Oui... On peut être appelé... on peut imaginer qu'il y ait un maître E et un maître G dans deux salles côte à côte qui fasse exactement le même jeu avec deux enfants différents, sauf que la demande ne sera pas de même nature... C'est-à-dire que le maître E aura dit à l'enfant "il me semble qu'avec tel jeu ça va t'aider pour telle et telle raison à t'apporter ça et ça... alors que le maître G ce sera l'enfant qui joue, le travail symbolique, c'est l'enfant qui aura plus choisi de lui-même d'aller vers tel jeu... moi je peux être amené à faire écrire l'enfant, à lui faire faire de l'écriture parce qu'il a envie d'écrire ça... Il y a vraiment des moments..." y'a du matos et je sais que c'est vraiment difficile pour toi d'écrire, mais tiens, qu'est-ce qu'on pourrait écrire ensemble?" le maître G ce serait à partir de ce qu'a dit l'enfant et il dirait : "eh bien oui on pourrait peut-être l'écrire ensemble"... C'est très, très fin... mais... c'est compréhensible ?

Oui, oui, très compréhensible... Y a-t-il une fonction, E ou G, qui joue un plus grand rôle ? Et pourquoi ?

Pas plus l'une que l'autre.

Vous pouvez expliquer pourquoi ?

Ils ont des fonctions complémentaires... Il me semble dans un absolu d'ailleurs, beaucoup d'enfants devraient avoir besoin des deux à la suite. Le maître E, c'est un petit peu la fin vers plus d'aide du tout.

Si un jeune collègue intéressé par les RASED vous demandait de parler des métiers de maître E et G, que lui diriez-vous ?

... Je lui dirais que le maître G va aider l'enfant à être un écolier, à être une personne. Le maître E va plus viser à restaurer des compétences d'élèves qui sont insuffisantes.

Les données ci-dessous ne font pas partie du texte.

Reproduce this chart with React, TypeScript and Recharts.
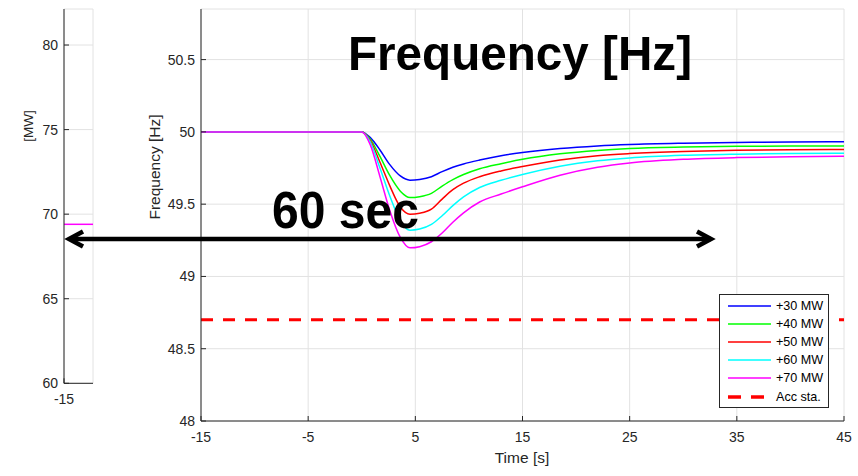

A votre avis faut-il maintenir les deux types d'aide ?

Oui.

Pour quelles raisons ?

... ça suffit pas oui ?

J'ai peut-être mal formulé ma question... faut-il maintenir les deux types d'aide à travers deux fonctions distinctes ?

Très bonne question... Vous travaillez pour Gossot ? (rires)... Justement je ne suis pas... très catégorique là-dessus, j'ai l'impression qu'en maternelle que le travail que je fais... y'en a un c'est plus précis dans les apprentissages, d'autres... j'ai l'impression d'avoir un peu de décalage dans ma façon de faire, en CP moins... Maintenir les deux types d'aide oui. Dans deux fonctions différentes...

Pourriez-vous concevoir une fonction unique ?

Il me semble que c'est dangereux... Je peux le concevoir mais je pense que c'est dangereux et pour la personne et pour l'institution... parce que c'est déjà tellement facile de ne mettre l'accent que sur les apprentissages, que si c'est la même personne qui fait les deux, il faut vraiment être très, très, très clair... dans la réponse qu'on va donner... C'est très facile de basculer, de ne pas résister à la demande immédiate...

Vous avez dit que cette fonction unique pourrait être dangereuse pour l'institution...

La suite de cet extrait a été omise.